The State Coroner said in her findings that the worksite accident was caused primarily by the entanglement of the right erection rope with the frame of the crane.
Erection ropes are used to hold and balance the jib in position for it to be installed and secured onto the head of the crane frame.
But they play no further role in the function and operation of the crane after the crane’s luffing system — which is used to raise or lower the jib — has been installed, according to Ministry of Manpower reports cited by the state coroner.
Coroner Ponnampalam said the entanglement caused the rope to support the weight of the jib and the load which the crane was carrying. The rope eventually broke, with the jib jerking downwards in free fall.
The hook block and load also fell towards the ground, hitting Velmurugan and his colleague who were working in the vicinity.

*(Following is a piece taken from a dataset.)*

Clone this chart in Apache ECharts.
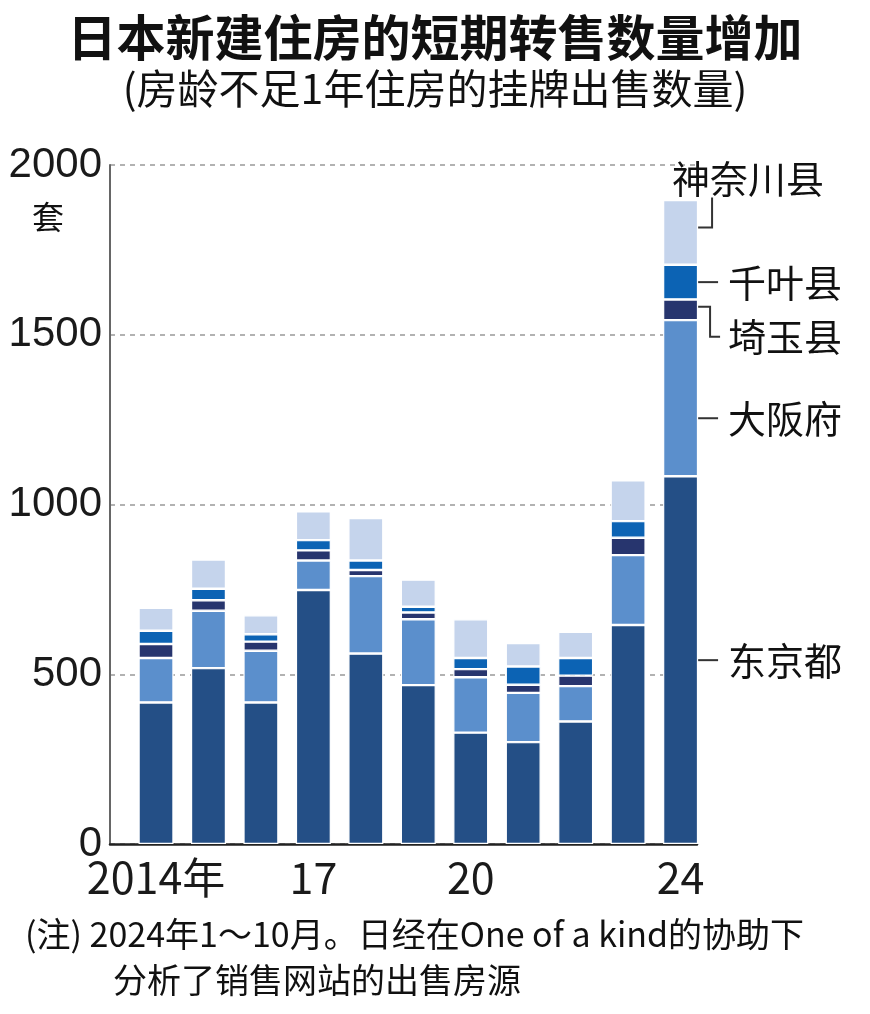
<!DOCTYPE html>
<html>
<head>
<meta charset="utf-8">
<script src="https://cdn.jsdelivr.net/npm/echarts@6/dist/echarts.min.js"></script>
<style>
html,body{margin:0;padding:0;background:#fff;}
#chart{width:870px;height:1014px;}
</style>
</head>
<body>
<div id="chart"></div>
<script>
// ---- data ----
const years = ['2014', '2015', '2016', '2017', '2018', '2019', '2020', '2021', '2022', '2023', '2024'];
const tokyo    = [417, 518, 417, 748, 561, 468, 328, 300, 361, 645, 1083];
const osaka    = [131, 169, 152,  87, 228, 194, 163, 145, 104, 206,  460];
const saitama  = [ 41,  31,  27,  30,  18,  20,  24,  24,  31,  51,   61];
const chiba    = [ 39,  34,  22,  30,  28,  17,  33,  54,  52,  49,  102];
const kanagawa = [ 68,  86,  56,  85, 125,  80, 114,  69,  77, 120,  191];
const seriesNames = ['东京都', '大阪府', '埼玉县', '千叶县', '神奈川县'];
const seriesValues = [tokyo, osaka, saitama, chiba, kanagawa];
const xTickLabels = {'2014': '2014年', '2017': '17', '2020': '20', '2024': '24'};
const yTicks = [0, 500, 1000, 1500, 2000];

const colors = ['#244f86', '#5b8fcc', '#27356e', '#0c63b4', '#c5d4ec'];
const CJK = '"Noto Sans CJK SC", "Noto Sans", sans-serif';

const chart = echarts.init(document.getElementById('chart'), null, {renderer: 'canvas'});

const series = seriesNames.map((name, i) => ({
  name: name,
  type: 'bar',
  stack: 'total',
  xAxisIndex: 1,
  yAxisIndex: 1,
  barWidth: 35,
  data: seriesValues[i],
  itemStyle: {color: colors[i], borderColor: '#ffffff', borderWidth: 1.2},
  emphasis: {disabled: true}
}));

const option = {
  animation: false,
  backgroundColor: '#ffffff',
  title: [
    {text: '日本新建住房的短期转售数量增加', left: 'center', top: 8,
     textStyle: {fontFamily: CJK, fontSize: 49, fontWeight: 'bold', color: '#111'}},
    {text: '(房龄不足1年住房的挂牌出售数量)', left: 'center', top: 63,
     textStyle: {fontFamily: CJK, fontSize: 41, fontWeight: 'normal', color: '#111'}},
    {text: '套', left: 27, top: 196,
     textStyle: {fontFamily: CJK, fontSize: 32, fontWeight: 'normal', color: '#111'}},
    {text: '(注) 2024年1～10月。日经在One of a kind的协助下', left: 20, top: 912,
     textStyle: {fontFamily: CJK, fontSize: 34, fontWeight: 'normal', color: '#111'}},
    {text: '分析了销售网站的出售房源', left: 108, top: 958,
     textStyle: {fontFamily: CJK, fontSize: 34, fontWeight: 'normal', color: '#111'}}
  ],
  grid: [
    // frame grid: value axis, gridlines, baseline
    {left: 110, right: 173, top: 165, bottom: 170},
    // bar grid: category bands
    {left: 129.8, right: 163.2, top: 165, bottom: 170}
  ],
  xAxis: [
    {
      type: 'value', gridIndex: 0, min: 0, max: 1,
      splitLine: {show: false}, axisTick: {show: false}, axisLabel: {show: false},
      axisLine: {show: true, lineStyle: {color: '#222', width: 2.5}}
    },
    {
      type: 'category', gridIndex: 1, data: years,
      axisLine: {show: false}, axisTick: {show: false}, splitLine: {show: false},
      axisLabel: {
        interval: (idx, val) => xTickLabels[val] !== undefined,
        formatter: val => xTickLabels[val] || '',
        margin: 12,
        fontFamily: CJK,
        fontSize: 43,
        color: '#1a1a1a'
      }
    }
  ],
  yAxis: [
    {
      type: 'value', gridIndex: 0, min: 0, max: 2000, interval: 500,
      axisLine: {show: true, lineStyle: {color: '#666', width: 2}},
      axisTick: {show: false},
      splitLine: {show: true, lineStyle: {color: '#999', width: 1.5, type: [5, 5]}},
      axisLabel: {
        fontFamily: '"Liberation Sans", Arial, sans-serif',
        fontSize: 42,
        color: '#1a1a1a',
        margin: 8,
        formatter: v => String(v)
      }
    },
    {
      type: 'value', gridIndex: 1, min: 0, max: 2000, interval: 500, show: false
    }
  ],
  series: series
};
chart.setOption(option);

// ---- callout labels for the last bar, positioned from data via the axes ----
const last = years.length - 1;
const halfBar = 17.5;
const callouts = [
  {shape: 'straight', dy: 0, labelLeft: 728},
  {shape: 'straight', dy: 20, labelLeft: 728},
  {shape: 'down', dy: 0, labelLeft: 728},
  {shape: 'straight', dy: 0, labelLeft: 728},
  {shape: 'up', dy: 0, labelLeft: 672}
];
const graphics = [];
let cum = 0;
seriesValues.forEach((vals, i) => {
  const v = vals[last];
  const mid = cum + v / 2;
  cum += v;
  const p = chart.convertToPixel({xAxisIndex: 1, yAxisIndex: 1}, [last, mid]);
  const x0 = p[0] + halfBar;
  const y0 = p[1];
  const c = callouts[i];
  let pts, ly;
  if (c.shape === 'straight') {
    const yy = y0 + c.dy;
    pts = [[x0, yy], [x0 + 20, yy]];
    ly = yy;
  } else if (c.shape === 'down') {
    pts = [[x0, y0 - 3], [x0 + 12, y0 - 3], [x0 + 12, y0 + 27], [x0 + 22, y0 + 27]];
    ly = y0 + 27;
  } else {
    pts = [[x0, y0 - 5], [x0 + 14, y0 - 5], [x0 + 14, y0 - 35]];
    ly = y0 - 54;
  }
  graphics.push({
    type: 'polyline', silent: true,
    shape: {points: pts},
    style: {stroke: '#333', lineWidth: 2, fill: null}
  });
  graphics.push({
    type: 'text', silent: true,
    x: c.labelLeft, y: ly,
    style: {text: seriesNames[i], font: '38px ' + CJK, fill: '#111',
            textAlign: 'left', verticalAlign: 'middle', textVerticalAlign: 'middle'}
  });
});
chart.setOption({graphic: {elements: graphics}});
</script>
</body>
</html>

The state coroner said the crane was not overloaded at the time of the accident.
She also noted that the MOM had identified several learning points and prevention opportunities arising from the incident, including recommending that the erection ropes be removed or disconnected and stowed away on the crane after the jib installation, if possible.
Ponnampalam said the ministry had checked with industry stakeholders and was not able to find any reports of a similar incident of tower crane failure involving erection ropes across the world.
“It would appear that this was the first such incident and the entanglement of the erection ropes was an unexpected and unanticipated behaviour,” she said.